Transparent, multi-channel communication is critical for user safety and protocol credibility. The communication plan should detail what is changing, why (the quantum threat), when it will happen, and how it affects users. Key channels include: official blog posts and documentation, governance forum discussions, real-time alerts via Discord/Twitter, and direct integration with front-end interfaces like DeFi dashboards. For major protocols, consider a staged announcement: an initial technical RFC for developers, followed by a user-focused summary ahead of the governance vote, and final reminders before the upgrade execution.
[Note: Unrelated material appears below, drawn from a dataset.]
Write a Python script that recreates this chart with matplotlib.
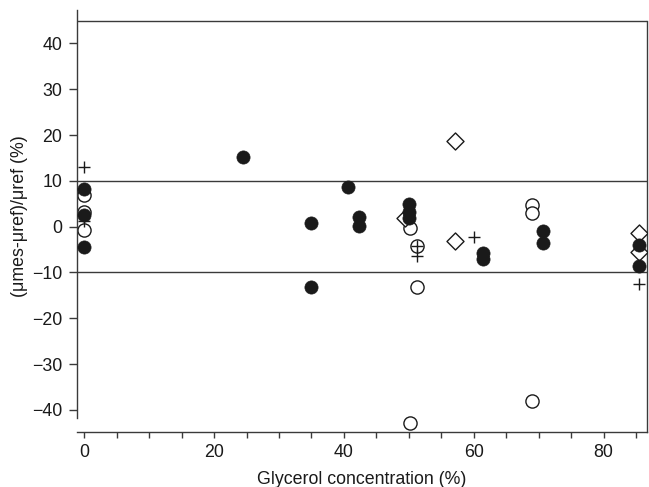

Despite rigorous testing, live upgrades carry risk. A contingency plan defines rollback procedures if critical bugs are discovered post-migration. This involves preparing a "rollback" governance proposal in advance, which can quickly revert the contract to the pre-PQC state using the same timelock and voting mechanism. Furthermore, establish a bug bounty program specifically for the new cryptographic implementation, offering significant rewards for discovering vulnerabilities in the PQC algorithms' integration. This creates a financial incentive for white-hat hackers to stress-test the upgrade before malicious actors can exploit it.

Post-migration, continuous monitoring and education are necessary. Monitor on-chain metrics for unusual activity around upgraded contracts and set up alerts for failed transactions related to signature verification. Publish a post-mortem report detailing the migration process, voter turnout, any issues encountered, and final cost analysis (gas fees for upgrades). To maintain long-term agility, the protocol's governance framework should explicitly account for future cryptographic transitions, ensuring the community can respond efficiently when next-generation algorithms like NTRU or Classic McEliece become standardized or required.